◆ Dataset excerpt ◆
########################################
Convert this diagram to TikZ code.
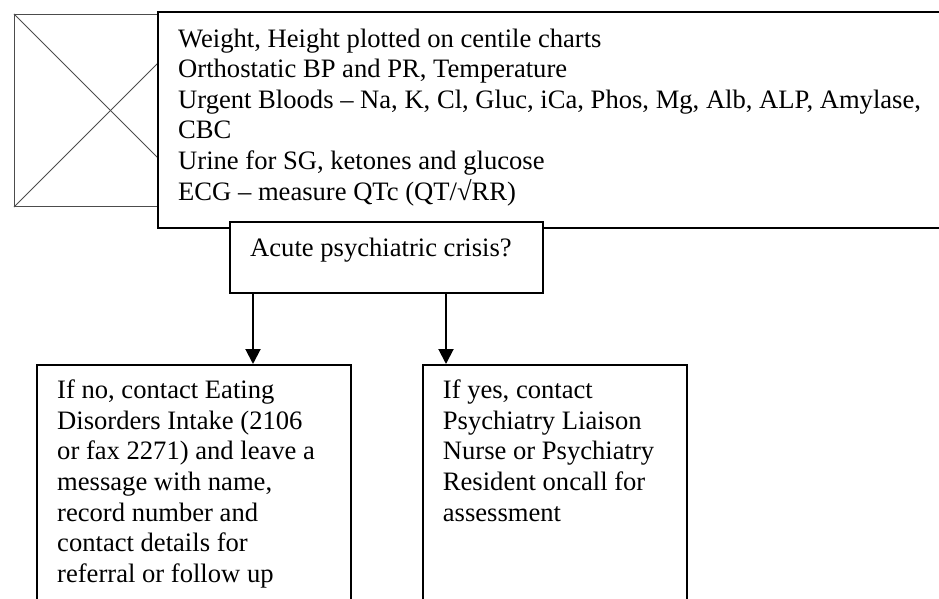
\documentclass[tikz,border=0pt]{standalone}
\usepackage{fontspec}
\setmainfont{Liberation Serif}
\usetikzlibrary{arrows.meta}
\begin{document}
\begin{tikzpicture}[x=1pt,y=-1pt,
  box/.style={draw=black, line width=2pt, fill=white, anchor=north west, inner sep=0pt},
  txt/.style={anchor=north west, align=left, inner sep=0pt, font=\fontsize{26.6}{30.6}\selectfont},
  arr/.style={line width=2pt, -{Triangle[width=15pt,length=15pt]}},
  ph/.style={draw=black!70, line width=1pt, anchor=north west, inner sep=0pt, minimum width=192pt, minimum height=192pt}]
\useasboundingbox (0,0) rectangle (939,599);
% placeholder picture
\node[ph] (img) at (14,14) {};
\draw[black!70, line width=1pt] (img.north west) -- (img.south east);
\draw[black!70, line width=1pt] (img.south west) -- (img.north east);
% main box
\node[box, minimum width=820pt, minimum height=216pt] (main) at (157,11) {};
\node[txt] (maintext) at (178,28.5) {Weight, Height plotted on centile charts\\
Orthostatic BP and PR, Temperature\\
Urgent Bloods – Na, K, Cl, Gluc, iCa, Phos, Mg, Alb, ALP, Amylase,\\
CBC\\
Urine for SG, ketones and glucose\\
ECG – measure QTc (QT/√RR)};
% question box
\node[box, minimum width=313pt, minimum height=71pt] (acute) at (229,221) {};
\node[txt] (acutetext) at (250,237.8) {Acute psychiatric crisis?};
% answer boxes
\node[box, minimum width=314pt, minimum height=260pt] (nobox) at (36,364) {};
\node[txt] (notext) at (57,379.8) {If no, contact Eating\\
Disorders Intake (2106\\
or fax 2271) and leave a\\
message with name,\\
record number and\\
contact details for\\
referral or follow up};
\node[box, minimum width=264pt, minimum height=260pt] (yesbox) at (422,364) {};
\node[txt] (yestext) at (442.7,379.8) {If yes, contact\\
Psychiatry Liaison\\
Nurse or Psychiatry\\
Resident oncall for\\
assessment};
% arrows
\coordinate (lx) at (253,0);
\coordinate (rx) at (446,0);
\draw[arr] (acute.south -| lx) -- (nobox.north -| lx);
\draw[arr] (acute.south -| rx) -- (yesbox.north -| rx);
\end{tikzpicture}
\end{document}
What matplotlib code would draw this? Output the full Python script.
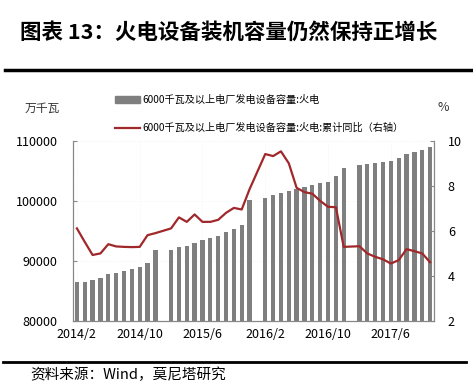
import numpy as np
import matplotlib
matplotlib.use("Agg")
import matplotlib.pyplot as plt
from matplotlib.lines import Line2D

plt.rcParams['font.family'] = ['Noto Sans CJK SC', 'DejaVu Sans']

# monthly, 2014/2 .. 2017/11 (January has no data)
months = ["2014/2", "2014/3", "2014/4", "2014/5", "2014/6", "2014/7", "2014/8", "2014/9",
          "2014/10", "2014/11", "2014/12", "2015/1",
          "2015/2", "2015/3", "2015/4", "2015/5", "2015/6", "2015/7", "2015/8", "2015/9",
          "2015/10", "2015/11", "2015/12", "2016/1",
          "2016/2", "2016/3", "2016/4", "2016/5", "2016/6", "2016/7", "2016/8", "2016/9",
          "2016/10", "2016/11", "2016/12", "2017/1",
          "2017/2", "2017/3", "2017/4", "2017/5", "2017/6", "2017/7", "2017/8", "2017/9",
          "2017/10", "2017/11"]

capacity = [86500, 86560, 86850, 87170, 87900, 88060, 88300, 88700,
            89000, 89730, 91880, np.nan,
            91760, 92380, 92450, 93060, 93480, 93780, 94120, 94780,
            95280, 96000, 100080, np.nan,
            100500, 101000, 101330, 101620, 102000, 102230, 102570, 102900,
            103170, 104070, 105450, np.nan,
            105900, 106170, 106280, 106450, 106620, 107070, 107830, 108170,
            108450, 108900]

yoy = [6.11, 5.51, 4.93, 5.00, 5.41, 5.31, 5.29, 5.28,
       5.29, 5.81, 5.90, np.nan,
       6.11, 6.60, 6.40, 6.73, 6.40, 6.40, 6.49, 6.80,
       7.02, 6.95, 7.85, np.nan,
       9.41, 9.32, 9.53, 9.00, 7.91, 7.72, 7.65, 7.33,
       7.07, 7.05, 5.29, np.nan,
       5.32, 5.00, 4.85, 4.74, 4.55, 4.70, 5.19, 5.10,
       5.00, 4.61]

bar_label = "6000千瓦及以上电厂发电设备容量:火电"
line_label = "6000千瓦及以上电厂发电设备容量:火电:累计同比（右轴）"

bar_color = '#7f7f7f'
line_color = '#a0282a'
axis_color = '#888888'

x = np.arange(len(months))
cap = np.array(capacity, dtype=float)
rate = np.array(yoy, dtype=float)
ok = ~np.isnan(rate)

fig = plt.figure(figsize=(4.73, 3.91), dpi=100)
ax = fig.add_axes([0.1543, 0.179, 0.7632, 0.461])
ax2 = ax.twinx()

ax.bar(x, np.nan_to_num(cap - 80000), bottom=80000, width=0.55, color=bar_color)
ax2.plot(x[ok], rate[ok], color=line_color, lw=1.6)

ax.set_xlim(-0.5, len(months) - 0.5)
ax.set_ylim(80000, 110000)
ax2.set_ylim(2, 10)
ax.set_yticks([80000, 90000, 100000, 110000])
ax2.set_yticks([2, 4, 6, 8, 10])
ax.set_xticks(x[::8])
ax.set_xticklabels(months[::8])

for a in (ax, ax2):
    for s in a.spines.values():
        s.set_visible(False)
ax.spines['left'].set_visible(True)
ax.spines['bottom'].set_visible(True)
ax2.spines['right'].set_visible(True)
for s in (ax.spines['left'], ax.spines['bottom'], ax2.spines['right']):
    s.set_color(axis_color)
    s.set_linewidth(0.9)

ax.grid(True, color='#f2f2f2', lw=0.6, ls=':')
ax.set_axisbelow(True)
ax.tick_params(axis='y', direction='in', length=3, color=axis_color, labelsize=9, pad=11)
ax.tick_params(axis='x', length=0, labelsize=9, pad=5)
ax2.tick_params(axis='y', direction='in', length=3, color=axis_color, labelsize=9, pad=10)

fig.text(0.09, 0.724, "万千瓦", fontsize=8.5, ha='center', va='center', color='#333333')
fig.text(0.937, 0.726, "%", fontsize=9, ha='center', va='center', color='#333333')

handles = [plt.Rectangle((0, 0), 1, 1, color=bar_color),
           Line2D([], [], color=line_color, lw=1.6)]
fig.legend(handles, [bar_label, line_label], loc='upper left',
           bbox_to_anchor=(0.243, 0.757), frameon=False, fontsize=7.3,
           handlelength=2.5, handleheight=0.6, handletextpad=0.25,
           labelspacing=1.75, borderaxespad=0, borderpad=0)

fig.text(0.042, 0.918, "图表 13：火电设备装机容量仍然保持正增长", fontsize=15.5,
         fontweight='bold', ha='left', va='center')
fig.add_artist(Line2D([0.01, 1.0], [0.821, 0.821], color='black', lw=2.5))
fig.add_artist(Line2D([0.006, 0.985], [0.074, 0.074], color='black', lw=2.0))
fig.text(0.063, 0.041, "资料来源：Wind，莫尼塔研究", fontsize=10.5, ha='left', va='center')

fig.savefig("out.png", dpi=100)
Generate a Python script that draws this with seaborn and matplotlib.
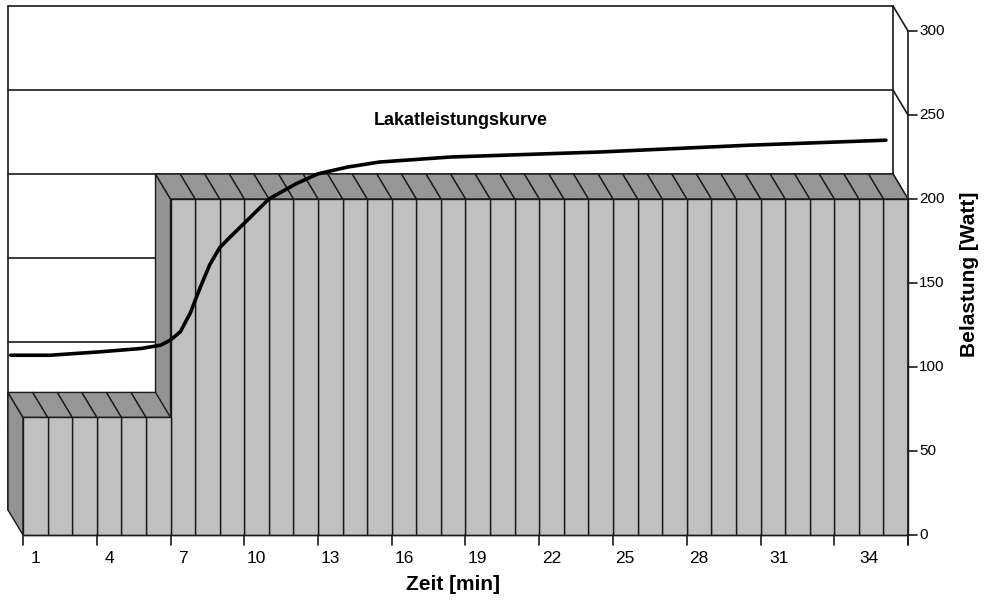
########################################
Pictures excluded, give again exactly and only the lines of the material above from the line with "What matplotlib code" through the line with "plt.rcParams['font.family'] = ['Noto".

What matplotlib code would draw this? Output the full Python script.
import numpy as np
import matplotlib
matplotlib.use("Agg")
import matplotlib.pyplot as plt
from matplotlib.lines import Line2D

plt.rcParams['font.family'] = ['Noto Sans CJK SC', 'DejaVu Sans']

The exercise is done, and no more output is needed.